__YOUR OBJECTIVE__:
Without the pictures, set down every line of the data exactly.
* start *
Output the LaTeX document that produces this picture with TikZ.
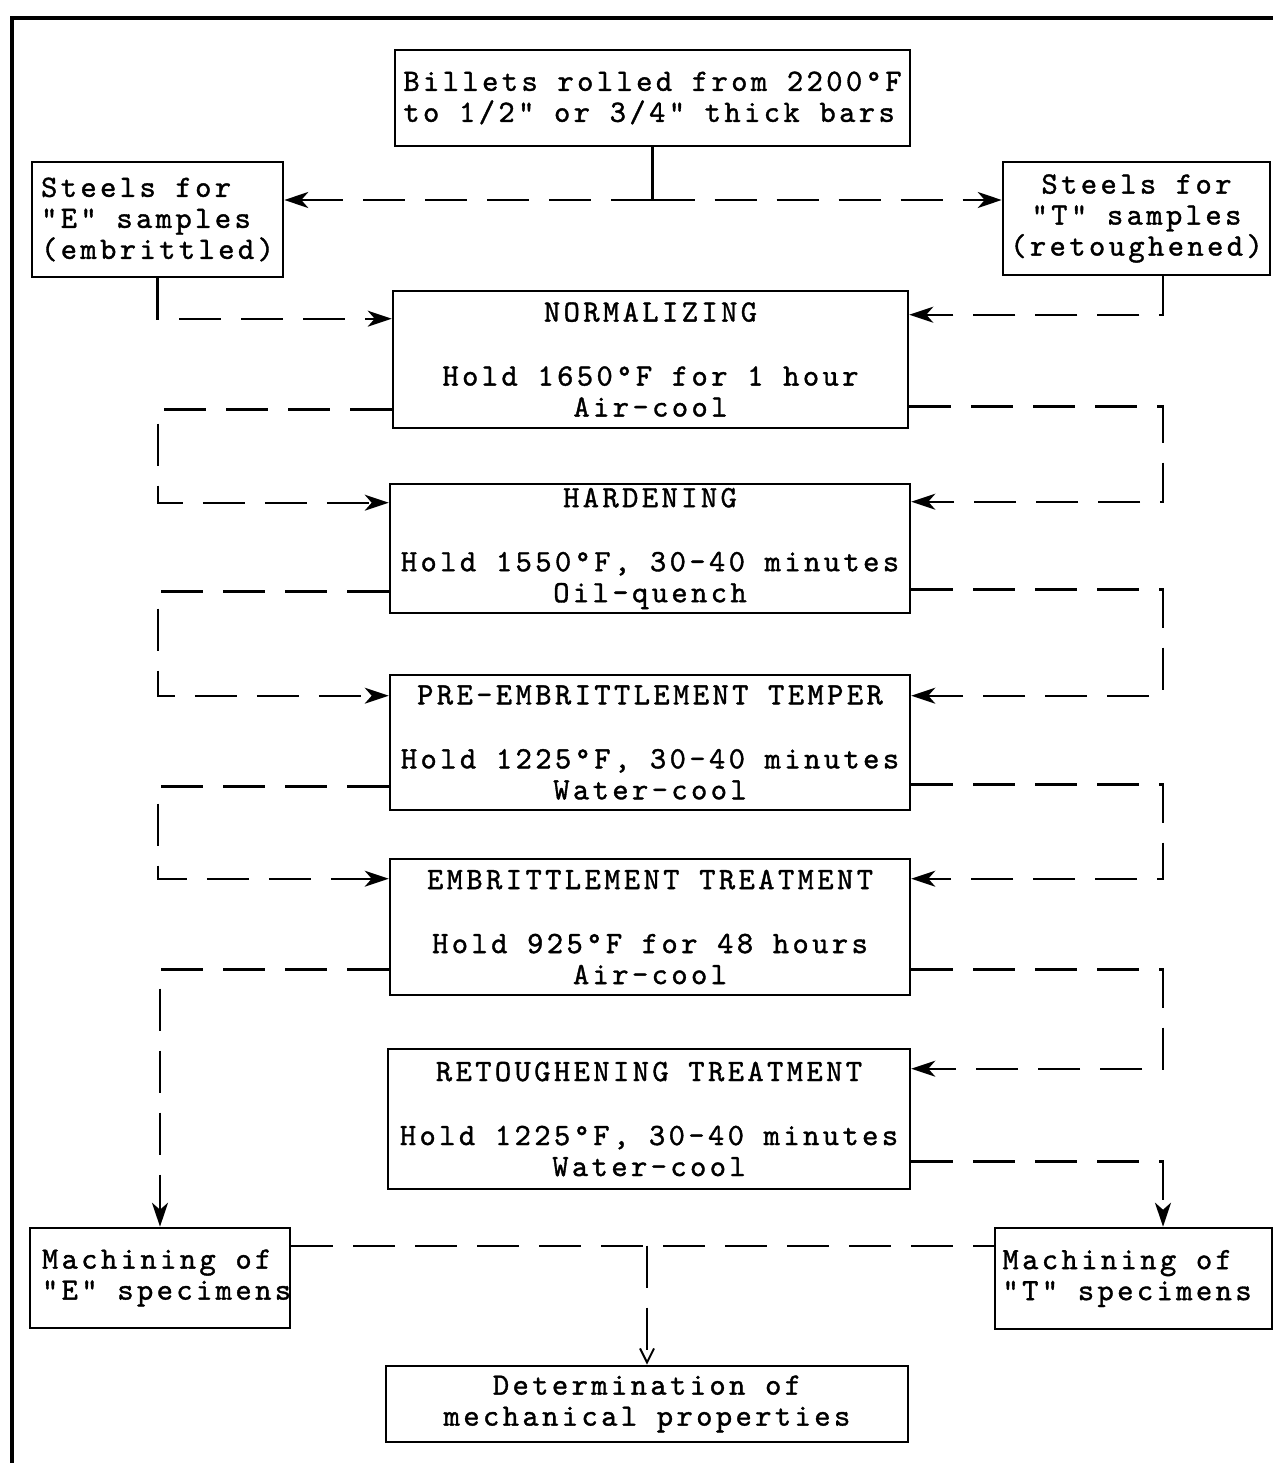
\documentclass[tikz,border=0pt]{standalone}
\usepackage{fontspec}
\newfontfamily\tw{lmmono10-regular.otf}[LetterSpace=11,FakeBold=1.2]
\newcommand\twfont{\tw\fontsize{31}{31}\selectfont\fontdimen2\font=19.7pt\fontdimen3\font=0pt\fontdimen4\font=0pt\relax}
\usetikzlibrary{arrows.meta}
\begin{document}
\begin{tikzpicture}[x=1pt,y=-1pt,
  box/.style={draw, line width=2.6pt, inner sep=0pt, font=\twfont, align=center},
  conn/.style={line width=2.4pt, dash pattern=on 42pt off 20pt},
  solidc/.style={line width=2.4pt},
  arr/.style={conn, -{Stealth[length=24pt,width=16pt,inset=7pt]}},
  arrv/.style={conn, -{Straight Barb[length=14pt,width=14pt,line width=2pt]}}]
\useasboundingbox (0,0) rectangle (1273,1463);
% frame
\draw[line width=3.5pt] (1273,18) -- (12,18) -- (12,1463);
% boxes
\node[box, minimum width=515pt, minimum height=96pt, align=left] (billets) at (652.5,98)
  {Billets rolled from 2200°F\\to 1/2" or 3/4" thick bars};
\node[box, minimum width=251pt, minimum height=115pt, align=left] (steelE) at (157.5,219.5)
  {Steels for\\"E" samples\\(embrittled)};
\node[box, minimum width=267pt, minimum height=113pt] (steelT) at (1136.5,218.5)
  {Steels for\\"T" samples\\(retoughened)};
\node[box, minimum width=515pt, minimum height=137pt] (norm) at (650.5,359.5)
  {NORMALIZING\\[33pt]Hold 1650°F for 1 hour\\Air-cool};
\node[box, minimum width=520pt, minimum height=129pt] (hard) at (650,548.5)
  {HARDENING\\[33pt]Hold 1550°F, 30-40 minutes\\Oil-quench};
\node[box, minimum width=520pt, minimum height=135pt] (pre) at (650,742.5)
  {PRE-EMBRITTLEMENT TEMPER\\[33pt]Hold 1225°F, 30-40 minutes\\Water-cool};
\node[box, minimum width=520pt, minimum height=136pt] (embr) at (650,927)
  {EMBRITTLEMENT TREATMENT\\[33pt]Hold 925°F for 48 hours\\Air-cool};
\node[box, minimum width=522pt, minimum height=140pt] (ret) at (649,1119)
  {RETOUGHENING TREATMENT\\[33pt]Hold 1225°F, 30-40 minutes\\Water-cool};
\node[box, minimum width=260pt, minimum height=100pt, align=left] (machE) at (160,1278)
  {Machining of\\\makebox[236pt][l]{"E" specimens}};
\node[box, minimum width=277pt, minimum height=101pt, align=left] (machT) at (1133.5,1278.5)
  {Machining of\\\makebox[262pt][l]{"T" specimens}};
\node[box, minimum width=522pt, minimum height=76pt] (det) at (647,1404)
  {Determination of\\mechanical properties};
% rails
\coordinate (L) at (158,0);
\coordinate (R) at (1163,0);
\coordinate (y200) at (0,200);
\coordinate (J) at (billets.south |- y200);
% top split
\draw[solidc] (billets.south) -- (J);
\draw[arr] (J) -- (J -| steelE.east);
\draw[arr] (J) -- (J -| steelT.west);
% into normalizing
\draw[arr] (steelE.south) |- ([yshift=-29pt]norm.north west);
\draw[arr] (R |- steelT.south) |- ([yshift=-25pt]norm.north east);
% left loops
\coordinate (hL) at ([yshift=-20pt]hard.north west);
\coordinate (pL) at ([yshift=-22pt]pre.north west);
\coordinate (eL) at ([yshift=-21pt]embr.north west);
\draw[arr] ([yshift=20pt]norm.south west) -| (L |- hL) -- (hL);
\draw[arr] ([yshift=23pt]hard.south west) -| (L |- pL) -- (pL);
\draw[arr] ([yshift=25pt]pre.south west) -| (L |- eL) -- (eL);
\draw[arr] ([yshift=27pt]embr.south west) -| (machE.north);
% right loops
\coordinate (hR) at ([yshift=-19pt]hard.north east);
\coordinate (pR) at ([yshift=-22pt]pre.north east);
\coordinate (eR) at ([yshift=-21pt]embr.north east);
\coordinate (rR) at ([yshift=-21pt]ret.north east);
\draw[arr] ([yshift=23pt]norm.south east) -| (R |- hR) -- (hR);
\draw[arr] ([yshift=25pt]hard.south east) -| (R |- pR) -- (pR);
\draw[arr] ([yshift=27pt]pre.south east) -| (R |- eR) -- (eR);
\draw[arr] ([yshift=27pt]embr.south east) -| (R |- rR) -- (rR);
\draw[arr] ([yshift=29pt]ret.south east) -| (R |- machT.north);
% bottom
\coordinate (bL) at ([yshift=-19pt]machE.north east);
\draw[conn] (bL) -- (bL -| machT.west);
\draw[arrv] (bL -| det.north) -- (det.north);
\end{tikzpicture}
\end{document}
* end *
__EXERCISE SOLUTION__:
Output the LaTeX document that produces this picture with TikZ.
\documentclass[tikz,border=0pt]{standalone}
\usepackage{fontspec}
\newfontfamily\tw{lmmono10-regular.otf}[LetterSpace=11,FakeBold=1.2]
\newcommand\twfont{\tw\fontsize{31}{31}\selectfont\fontdimen2\font=19.7pt\fontdimen3\font=0pt\fontdimen4\font=0pt\relax}
\usetikzlibrary{arrows.meta}
\begin{document}
\begin{tikzpicture}[x=1pt,y=-1pt,
  box/.style={draw, line width=2.6pt, inner sep=0pt, font=\twfont, align=center},
  conn/.style={line width=2.4pt, dash pattern=on 42pt off 20pt},
  solidc/.style={line width=2.4pt},
  arr/.style={conn, -{Stealth[length=24pt,width=16pt,inset=7pt]}},
  arrv/.style={conn, -{Straight Barb[length=14pt,width=14pt,line width=2pt]}}]
\useasboundingbox (0,0) rectangle (1273,1463);
% frame
\draw[line width=3.5pt] (1273,18) -- (12,18) -- (12,1463);
% boxes
\node[box, minimum width=515pt, minimum height=96pt, align=left] (billets) at (652.5,98)
  {Billets rolled from 2200°F\\to 1/2" or 3/4" thick bars};
\node[box, minimum width=251pt, minimum height=115pt, align=left] (steelE) at (157.5,219.5)
  {Steels for\\"E" samples\\(embrittled)};
\node[box, minimum width=267pt, minimum height=113pt] (steelT) at (1136.5,218.5)
  {Steels for\\"T" samples\\(retoughened)};
\node[box, minimum width=515pt, minimum height=137pt] (norm) at (650.5,359.5)
  {NORMALIZING\\[33pt]Hold 1650°F for 1 hour\\Air-cool};
\node[box, minimum width=520pt, minimum height=129pt] (hard) at (650,548.5)
  {HARDENING\\[33pt]Hold 1550°F, 30-40 minutes\\Oil-quench};
\node[box, minimum width=520pt, minimum height=135pt] (pre) at (650,742.5)
  {PRE-EMBRITTLEMENT TEMPER\\[33pt]Hold 1225°F, 30-40 minutes\\Water-cool};
\node[box, minimum width=520pt, minimum height=136pt] (embr) at (650,927)
  {EMBRITTLEMENT TREATMENT\\[33pt]Hold 925°F for 48 hours\\Air-cool};
\node[box, minimum width=522pt, minimum height=140pt] (ret) at (649,1119)
  {RETOUGHENING TREATMENT\\[33pt]Hold 1225°F, 30-40 minutes\\Water-cool};
\node[box, minimum width=260pt, minimum height=100pt, align=left] (machE) at (160,1278)
  {Machining of\\\makebox[236pt][l]{"E" specimens}};
\node[box, minimum width=277pt, minimum height=101pt, align=left] (machT) at (1133.5,1278.5)
  {Machining of\\\makebox[262pt][l]{"T" specimens}};
\node[box, minimum width=522pt, minimum height=76pt] (det) at (647,1404)
  {Determination of\\mechanical properties};
% rails
\coordinate (L) at (158,0);
\coordinate (R) at (1163,0);
\coordinate (y200) at (0,200);
\coordinate (J) at (billets.south |- y200);
% top split
\draw[solidc] (billets.south) -- (J);
\draw[arr] (J) -- (J -| steelE.east);
\draw[arr] (J) -- (J -| steelT.west);
% into normalizing
\draw[arr] (steelE.south) |- ([yshift=-29pt]norm.north west);
\draw[arr] (R |- steelT.south) |- ([yshift=-25pt]norm.north east);
% left loops
\coordinate (hL) at ([yshift=-20pt]hard.north west);
\coordinate (pL) at ([yshift=-22pt]pre.north west);
\coordinate (eL) at ([yshift=-21pt]embr.north west);
\draw[arr] ([yshift=20pt]norm.south west) -| (L |- hL) -- (hL);
\draw[arr] ([yshift=23pt]hard.south west) -| (L |- pL) -- (pL);
\draw[arr] ([yshift=25pt]pre.south west) -| (L |- eL) -- (eL);
\draw[arr] ([yshift=27pt]embr.south west) -| (machE.north);
% right loops
\coordinate (hR) at ([yshift=-19pt]hard.north east);
\coordinate (pR) at ([yshift=-22pt]pre.north east);
\coordinate (eR) at ([yshift=-21pt]embr.north east);
\coordinate (rR) at ([yshift=-21pt]ret.north east);
\draw[arr] ([yshift=23pt]norm.south east) -| (R |- hR) -- (hR);
\draw[arr] ([yshift=25pt]hard.south east) -| (R |- pR) -- (pR);
\draw[arr] ([yshift=27pt]pre.south east) -| (R |- eR) -- (eR);
\draw[arr] ([yshift=27pt]embr.south east) -| (R |- rR) -- (rR);
\draw[arr] ([yshift=29pt]ret.south east) -| (R |- machT.north);
% bottom
\coordinate (bL) at ([yshift=-19pt]machE.north east);
\draw[conn] (bL) -- (bL -| machT.west);
\draw[arrv] (bL -| det.north) -- (det.north);
\end{tikzpicture}
\end{document}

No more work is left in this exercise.